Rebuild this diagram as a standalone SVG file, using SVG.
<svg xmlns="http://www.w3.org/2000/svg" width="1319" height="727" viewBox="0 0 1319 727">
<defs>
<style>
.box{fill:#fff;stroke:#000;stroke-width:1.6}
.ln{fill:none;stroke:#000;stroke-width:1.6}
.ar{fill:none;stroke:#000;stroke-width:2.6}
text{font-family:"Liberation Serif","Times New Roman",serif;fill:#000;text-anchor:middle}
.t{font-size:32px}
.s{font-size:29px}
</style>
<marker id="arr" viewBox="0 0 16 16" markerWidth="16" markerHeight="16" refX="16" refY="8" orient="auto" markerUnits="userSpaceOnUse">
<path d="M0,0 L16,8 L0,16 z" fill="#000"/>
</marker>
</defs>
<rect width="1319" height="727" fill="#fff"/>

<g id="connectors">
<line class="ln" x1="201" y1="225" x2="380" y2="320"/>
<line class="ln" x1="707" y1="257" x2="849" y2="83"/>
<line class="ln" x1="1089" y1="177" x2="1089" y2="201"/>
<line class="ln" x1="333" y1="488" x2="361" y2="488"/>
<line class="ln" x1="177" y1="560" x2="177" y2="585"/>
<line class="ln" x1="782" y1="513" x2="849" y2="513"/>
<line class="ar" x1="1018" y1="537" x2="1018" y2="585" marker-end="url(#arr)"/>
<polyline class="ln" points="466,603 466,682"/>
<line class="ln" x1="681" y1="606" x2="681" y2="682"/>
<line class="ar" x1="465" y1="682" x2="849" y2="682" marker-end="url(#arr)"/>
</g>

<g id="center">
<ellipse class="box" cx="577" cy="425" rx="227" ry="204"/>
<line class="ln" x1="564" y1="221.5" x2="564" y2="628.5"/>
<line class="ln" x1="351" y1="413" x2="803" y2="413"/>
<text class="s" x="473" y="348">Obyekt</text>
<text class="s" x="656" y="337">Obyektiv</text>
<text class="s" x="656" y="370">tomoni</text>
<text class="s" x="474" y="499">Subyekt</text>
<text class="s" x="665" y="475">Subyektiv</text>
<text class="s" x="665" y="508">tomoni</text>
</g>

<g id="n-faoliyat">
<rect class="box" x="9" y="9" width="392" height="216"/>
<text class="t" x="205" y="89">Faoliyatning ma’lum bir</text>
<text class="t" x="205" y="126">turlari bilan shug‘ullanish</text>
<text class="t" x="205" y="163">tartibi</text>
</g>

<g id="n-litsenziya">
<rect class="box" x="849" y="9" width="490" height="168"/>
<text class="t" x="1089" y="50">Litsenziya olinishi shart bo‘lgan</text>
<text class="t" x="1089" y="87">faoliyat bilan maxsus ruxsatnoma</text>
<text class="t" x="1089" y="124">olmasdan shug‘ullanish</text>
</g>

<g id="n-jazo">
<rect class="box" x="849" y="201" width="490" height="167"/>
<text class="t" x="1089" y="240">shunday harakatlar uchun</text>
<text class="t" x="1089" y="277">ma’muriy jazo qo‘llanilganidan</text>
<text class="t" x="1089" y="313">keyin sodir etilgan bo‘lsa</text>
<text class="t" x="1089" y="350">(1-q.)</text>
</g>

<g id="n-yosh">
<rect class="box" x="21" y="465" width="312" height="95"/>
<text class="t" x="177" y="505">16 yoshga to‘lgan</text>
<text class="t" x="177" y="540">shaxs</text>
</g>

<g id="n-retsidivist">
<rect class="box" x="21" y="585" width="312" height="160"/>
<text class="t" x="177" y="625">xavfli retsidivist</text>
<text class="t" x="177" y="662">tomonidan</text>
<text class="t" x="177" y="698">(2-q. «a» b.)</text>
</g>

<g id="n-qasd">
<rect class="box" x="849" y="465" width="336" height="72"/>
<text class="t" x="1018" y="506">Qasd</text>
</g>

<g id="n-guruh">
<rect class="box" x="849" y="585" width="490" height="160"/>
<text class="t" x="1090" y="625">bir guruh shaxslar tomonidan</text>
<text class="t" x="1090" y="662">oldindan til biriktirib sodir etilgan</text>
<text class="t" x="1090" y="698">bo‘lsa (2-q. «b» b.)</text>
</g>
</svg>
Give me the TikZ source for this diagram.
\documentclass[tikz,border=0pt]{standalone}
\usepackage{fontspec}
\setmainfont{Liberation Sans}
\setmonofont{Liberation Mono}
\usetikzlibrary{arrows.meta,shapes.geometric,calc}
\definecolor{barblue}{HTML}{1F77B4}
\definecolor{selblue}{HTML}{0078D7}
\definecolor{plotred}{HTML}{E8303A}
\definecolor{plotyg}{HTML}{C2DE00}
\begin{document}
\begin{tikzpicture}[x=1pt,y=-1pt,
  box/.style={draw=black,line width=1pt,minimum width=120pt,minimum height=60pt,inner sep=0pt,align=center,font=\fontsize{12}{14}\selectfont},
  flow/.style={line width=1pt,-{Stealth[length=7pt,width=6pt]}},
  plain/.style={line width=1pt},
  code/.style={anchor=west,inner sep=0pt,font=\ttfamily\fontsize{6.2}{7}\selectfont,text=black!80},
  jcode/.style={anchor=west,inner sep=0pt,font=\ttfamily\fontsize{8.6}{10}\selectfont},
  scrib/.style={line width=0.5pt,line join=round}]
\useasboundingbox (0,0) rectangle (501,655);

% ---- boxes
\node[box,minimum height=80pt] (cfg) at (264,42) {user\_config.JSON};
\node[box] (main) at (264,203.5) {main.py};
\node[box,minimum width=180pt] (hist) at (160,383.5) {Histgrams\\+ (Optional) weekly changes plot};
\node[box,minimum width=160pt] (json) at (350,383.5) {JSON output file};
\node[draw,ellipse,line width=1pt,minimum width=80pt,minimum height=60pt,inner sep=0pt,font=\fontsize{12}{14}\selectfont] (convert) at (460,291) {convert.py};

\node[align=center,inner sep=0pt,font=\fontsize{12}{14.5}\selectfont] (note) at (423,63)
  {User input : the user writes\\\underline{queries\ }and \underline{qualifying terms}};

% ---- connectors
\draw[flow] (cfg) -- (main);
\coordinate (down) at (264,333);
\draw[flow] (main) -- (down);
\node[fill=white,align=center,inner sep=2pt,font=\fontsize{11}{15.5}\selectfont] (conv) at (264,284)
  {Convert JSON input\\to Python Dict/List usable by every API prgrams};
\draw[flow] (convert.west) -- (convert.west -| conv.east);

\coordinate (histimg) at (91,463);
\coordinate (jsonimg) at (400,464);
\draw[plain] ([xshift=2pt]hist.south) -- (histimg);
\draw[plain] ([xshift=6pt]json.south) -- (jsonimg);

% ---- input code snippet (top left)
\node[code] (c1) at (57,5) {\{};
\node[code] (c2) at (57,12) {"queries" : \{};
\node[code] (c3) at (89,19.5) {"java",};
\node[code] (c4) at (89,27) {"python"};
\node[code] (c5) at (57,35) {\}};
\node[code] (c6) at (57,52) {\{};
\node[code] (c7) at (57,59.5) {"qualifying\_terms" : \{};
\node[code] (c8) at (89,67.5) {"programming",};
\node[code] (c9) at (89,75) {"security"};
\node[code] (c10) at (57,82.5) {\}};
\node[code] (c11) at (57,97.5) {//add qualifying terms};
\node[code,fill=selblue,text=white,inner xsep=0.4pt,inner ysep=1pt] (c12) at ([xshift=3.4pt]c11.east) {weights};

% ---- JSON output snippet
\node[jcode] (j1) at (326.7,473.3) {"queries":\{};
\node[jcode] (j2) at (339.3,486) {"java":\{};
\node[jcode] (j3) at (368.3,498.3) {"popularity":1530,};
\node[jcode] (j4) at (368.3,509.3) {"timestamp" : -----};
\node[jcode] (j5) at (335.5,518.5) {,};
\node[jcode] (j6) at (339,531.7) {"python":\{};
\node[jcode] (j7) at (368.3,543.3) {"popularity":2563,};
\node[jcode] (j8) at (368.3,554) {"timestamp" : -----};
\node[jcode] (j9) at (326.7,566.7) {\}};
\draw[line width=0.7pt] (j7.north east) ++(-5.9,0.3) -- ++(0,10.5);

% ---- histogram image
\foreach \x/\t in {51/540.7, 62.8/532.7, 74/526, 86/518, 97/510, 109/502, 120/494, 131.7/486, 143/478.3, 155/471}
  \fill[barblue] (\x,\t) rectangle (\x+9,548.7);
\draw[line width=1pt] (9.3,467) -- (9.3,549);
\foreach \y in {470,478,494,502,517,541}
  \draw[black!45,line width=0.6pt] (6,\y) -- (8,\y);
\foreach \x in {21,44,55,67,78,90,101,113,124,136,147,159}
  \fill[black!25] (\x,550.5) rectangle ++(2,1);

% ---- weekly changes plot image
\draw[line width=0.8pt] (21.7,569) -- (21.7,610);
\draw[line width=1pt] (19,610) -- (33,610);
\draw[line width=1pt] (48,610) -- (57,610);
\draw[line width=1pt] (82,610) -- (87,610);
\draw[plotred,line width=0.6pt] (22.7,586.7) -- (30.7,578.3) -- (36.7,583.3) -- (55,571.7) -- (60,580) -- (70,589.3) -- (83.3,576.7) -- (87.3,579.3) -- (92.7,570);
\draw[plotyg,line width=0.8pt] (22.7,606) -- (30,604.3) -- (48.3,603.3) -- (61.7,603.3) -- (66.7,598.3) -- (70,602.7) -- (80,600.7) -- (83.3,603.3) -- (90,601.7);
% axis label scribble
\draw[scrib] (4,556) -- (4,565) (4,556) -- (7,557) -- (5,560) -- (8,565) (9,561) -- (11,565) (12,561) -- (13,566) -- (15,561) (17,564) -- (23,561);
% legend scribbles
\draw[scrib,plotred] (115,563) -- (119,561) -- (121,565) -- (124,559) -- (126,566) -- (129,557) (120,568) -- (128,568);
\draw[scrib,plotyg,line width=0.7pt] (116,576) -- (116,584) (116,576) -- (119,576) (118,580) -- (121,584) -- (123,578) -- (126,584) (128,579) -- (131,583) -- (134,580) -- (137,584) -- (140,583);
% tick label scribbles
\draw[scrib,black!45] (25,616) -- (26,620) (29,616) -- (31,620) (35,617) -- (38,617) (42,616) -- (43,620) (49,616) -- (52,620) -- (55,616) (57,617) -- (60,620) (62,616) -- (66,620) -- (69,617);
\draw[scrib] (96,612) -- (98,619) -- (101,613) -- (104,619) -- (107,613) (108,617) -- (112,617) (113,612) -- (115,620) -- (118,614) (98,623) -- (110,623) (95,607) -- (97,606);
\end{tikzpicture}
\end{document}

=-=-=

JOB: Output exactly one stretch of the listing: from the line containing "Give me the TikZ source for this diagram." through the line containing "(convert.west -| conv.east);", both end lines included.

EXERCISE RESULT:
Give me the TikZ source for this diagram.
\documentclass[tikz,border=0pt]{standalone}
\usepackage{fontspec}
\setmainfont{Liberation Sans}
\setmonofont{Liberation Mono}
\usetikzlibrary{arrows.meta,shapes.geometric,calc}
\definecolor{barblue}{HTML}{1F77B4}
\definecolor{selblue}{HTML}{0078D7}
\definecolor{plotred}{HTML}{E8303A}
\definecolor{plotyg}{HTML}{C2DE00}
\begin{document}
\begin{tikzpicture}[x=1pt,y=-1pt,
  box/.style={draw=black,line width=1pt,minimum width=120pt,minimum height=60pt,inner sep=0pt,align=center,font=\fontsize{12}{14}\selectfont},
  flow/.style={line width=1pt,-{Stealth[length=7pt,width=6pt]}},
  plain/.style={line width=1pt},
  code/.style={anchor=west,inner sep=0pt,font=\ttfamily\fontsize{6.2}{7}\selectfont,text=black!80},
  jcode/.style={anchor=west,inner sep=0pt,font=\ttfamily\fontsize{8.6}{10}\selectfont},
  scrib/.style={line width=0.5pt,line join=round}]
\useasboundingbox (0,0) rectangle (501,655);

% ---- boxes
\node[box,minimum height=80pt] (cfg) at (264,42) {user\_config.JSON};
\node[box] (main) at (264,203.5) {main.py};
\node[box,minimum width=180pt] (hist) at (160,383.5) {Histgrams\\+ (Optional) weekly changes plot};
\node[box,minimum width=160pt] (json) at (350,383.5) {JSON output file};
\node[draw,ellipse,line width=1pt,minimum width=80pt,minimum height=60pt,inner sep=0pt,font=\fontsize{12}{14}\selectfont] (convert) at (460,291) {convert.py};

\node[align=center,inner sep=0pt,font=\fontsize{12}{14.5}\selectfont] (note) at (423,63)
  {User input : the user writes\\\underline{queries\ }and \underline{qualifying terms}};

% ---- connectors
\draw[flow] (cfg) -- (main);
\coordinate (down) at (264,333);
\draw[flow] (main) -- (down);
\node[fill=white,align=center,inner sep=2pt,font=\fontsize{11}{15.5}\selectfont] (conv) at (264,284)
  {Convert JSON input\\to Python Dict/List usable by every API prgrams};
\draw[flow] (convert.west) -- (convert.west -| conv.east);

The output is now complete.